Tous les personnages secondaires tournent autour de Mike, ce "soleil" défoncé qui n'arrive à se concentrer très longtemps sur aucun d'entre eux, même quand l’amour semble être enfin à la portée de sa main. Si toute l’attention est sur Dillane, et c’est très bien comme ça, Harris Dickinson lui-même apparaît à l’écran dans le rôle de Nathan, un personnage marginal qui semble être le seul lien avec la vie de Mike avant la succession de scènes qu'on voit dans le film. D'ailleurs le héros, résolu à garder le cap, choisi d'ignorer Nathan quand il le croise un jour, par hasard, comme s'il essayait de maintenir ses vieilles habitudes à distance.

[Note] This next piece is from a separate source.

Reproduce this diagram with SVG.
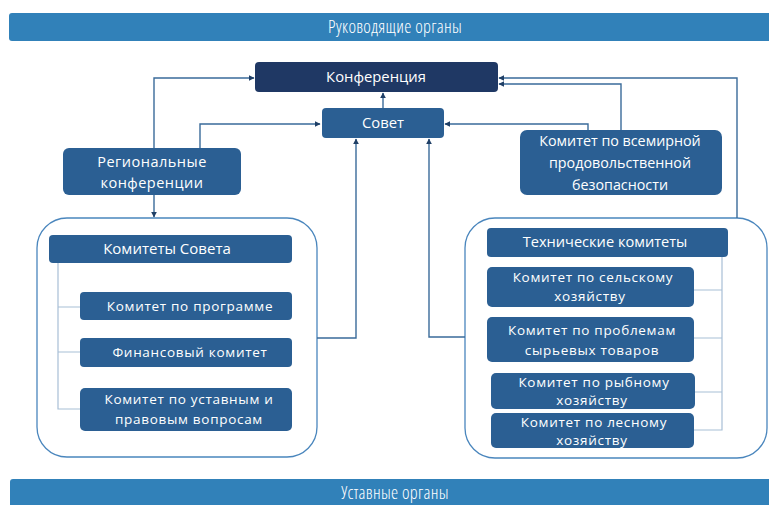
<svg xmlns="http://www.w3.org/2000/svg" width="769" height="505" viewBox="0 0 769 505">
<defs>
<style>
.banner{fill:#3181b9}
.btxt{font-family:"Open Sans","Liberation Sans",sans-serif;font-size:18px;font-weight:300;fill:#ffffff;text-anchor:middle;font-stretch:condensed;letter-spacing:0.3px}
.box{fill:#2b5f93}
.dark{fill:#1f3864}
.t{font-family:"Open Sans","Liberation Sans",sans-serif;font-size:13.5px;fill:#ffffff;text-anchor:middle}
.cont{fill:#ffffff;stroke:#4a86bd;stroke-width:1.3}
.tree{fill:none;stroke:#a8bfd6;stroke-width:1.2}
.conn{fill:none;stroke:#3a6b9a;stroke-width:1.4}
</style>
<marker id="ah" viewBox="0 0 10 10" refX="9" refY="5" markerWidth="6" markerHeight="6" orient="auto" markerUnits="userSpaceOnUse">
<path d="M0,0 L10,5 L0,10 Z" fill="#1f3f66"/>
</marker>
</defs>

<g id="banner-top">
<rect class="banner" x="9" y="13" width="775" height="28" rx="3"/>
<text class="btxt" x="395" y="33">Руководящие органы</text>
</g>
<g id="banner-bottom">
<rect class="banner" x="10" y="479" width="775" height="40" rx="3"/>
<text class="btxt" x="395" y="499">Уставные органы</text>
</g>

<g id="container-left">
<rect class="cont" x="37" y="218" width="280" height="239" rx="30"/>
</g>
<g id="container-right">
<rect class="cont" x="465" y="218" width="302" height="240" rx="30"/>
</g>

<g id="trees">
<path class="tree" d="M58,263 V409 H80 M58,307 H80 M58,352 H80"/>
<path class="tree" d="M722,257 V430 H694 M722,290 H694 M722,338 H694 M722,392 H695"/>
</g>

<g id="connectors">
<path class="conn" d="M154,148 V78 H254" marker-end="url(#ah)"/>
<path class="conn" d="M200,148 V124 H320" marker-end="url(#ah)"/>
<path class="conn" d="M154,195 V217" marker-end="url(#ah)"/>
<path class="conn" d="M383,108 V93" marker-end="url(#ah)"/>
<path class="conn" d="M317,338 H356 V139" marker-end="url(#ah)"/>
<path class="conn" d="M465,337 H429 V139" marker-end="url(#ah)"/>
<path class="conn" d="M588,130 V124 H445" marker-end="url(#ah)"/>
<path class="conn" d="M621,130 V84 H499" marker-end="url(#ah)"/>
<path class="conn" d="M737,218 V78 H499" marker-end="url(#ah)"/>
</g>

<g id="konferenciya">
<rect class="dark" x="255" y="62" width="243" height="30" rx="4"/>
<text class="t" x="376" y="82" style="font-size:14.8px">Конференция</text>
</g>
<g id="sovet">
<rect class="box" x="322" y="108" width="122" height="30" rx="4"/>
<text class="t" x="383" y="128" style="font-size:14.8px">Совет</text>
</g>
<g id="regionalnye">
<rect class="box" x="63" y="148" width="178" height="47" rx="6"/>
<text class="t" x="152" y="167" style="font-size:14.5px;letter-spacing:0.5px">Региональные</text>
<text class="t" x="152" y="188" style="font-size:14.5px;letter-spacing:0.5px">конференции</text>
</g>
<g id="kvpb">
<rect class="box" x="520" y="130" width="202" height="65" rx="7"/>
<text class="t" x="620" y="146" style="font-size:14.3px">Комитет по всемирной</text>
<text class="t" x="620" y="168" style="font-size:14.3px">продовольственной</text>
<text class="t" x="620" y="190" style="font-size:14.3px">безопасности</text>
</g>

<g id="komitety-soveta">
<rect class="box" x="49" y="235" width="243" height="28" rx="4"/>
<text class="t" x="167" y="254" style="font-size:15px">Комитеты Совета</text>
</g>
<g id="k-programme">
<rect class="box" x="80" y="292" width="212" height="28" rx="4"/>
<text class="t" x="190" y="311" style="letter-spacing:0.7px">Комитет по программе</text>
</g>
<g id="k-finance">
<rect class="box" x="80" y="338" width="212" height="29" rx="4"/>
<text class="t" x="190" y="357" style="letter-spacing:0.7px">Финансовый комитет</text>
</g>
<g id="k-ustav">
<rect class="box" x="80" y="388" width="212" height="43" rx="5"/>
<text class="t" x="189" y="404" style="letter-spacing:0.7px">Комитет по уставным и</text>
<text class="t" x="189" y="424" style="letter-spacing:0.7px">правовым вопросам</text>
</g>

<g id="tech">
<rect class="box" x="487" y="228" width="241" height="29" rx="4"/>
<text class="t" x="605" y="247" style="font-size:14.6px">Технические комитеты</text>
</g>
<g id="k-selsk">
<rect class="box" x="487" y="267" width="207" height="40" rx="5"/>
<text class="t" x="593" y="282" style="letter-spacing:0.7px">Комитет по сельскому</text>
<text class="t" x="590" y="301" style="letter-spacing:0.7px">хозяйству</text>
</g>
<g id="k-syrye">
<rect class="box" x="487" y="317" width="207" height="45" rx="5"/>
<text class="t" x="592" y="335" style="letter-spacing:0.7px">Комитет по проблемам</text>
<text class="t" x="592" y="355" style="letter-spacing:0.7px">сырьевых товаров</text>
</g>
<g id="k-ryba">
<rect class="box" x="491" y="373" width="204" height="36" rx="5"/>
<text class="t" x="594" y="387" style="letter-spacing:0.7px">Комитет по рыбному</text>
<text class="t" x="592" y="405" style="letter-spacing:0.7px">хозяйству</text>
</g>
<g id="k-les">
<rect class="box" x="491" y="413" width="203" height="35" rx="5"/>
<text class="t" x="594" y="427" style="letter-spacing:0.7px">Комитет по лесному</text>
<text class="t" x="592" y="445" style="letter-spacing:0.7px">хозяйству</text>
</g>
</svg>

Il y a une combinaison d’éléments qui font d'Urchin un travail intéressant et un premier long-métrage incroyablement bien fait, deux d'entre eux étant son formidable design sonore et sa bande originale parfaitement sélectionnée, qui rehaussent l'image et font parfaitement corps avec le montage, mais la plus grande force du film est son refus de juger : il ne décrit pas son personnage principal comme quelqu’un qui mériterait notre empathie juste parce qu’il traverse de rudes épreuves, ni ne le condamne sommairement pour ses actions condamnables. Il faut souligner aussi que le scénario comprend plusieurs moments de comédie et de légèreté qui parviennent à merveille à créer un équilibre entre l'humour pur et un ton mélodramatique qui aurait aisément pu devenir dominant avec une intrigue de ce type, dans des mains moins habiles que celles de Dickinson.

Urchin a été produit outre-Manche par Somesuch, Devisio Pictures, BBC Films, le BFI et Tricky Knot. Les ventes internationales du film ont été confiées à Charades.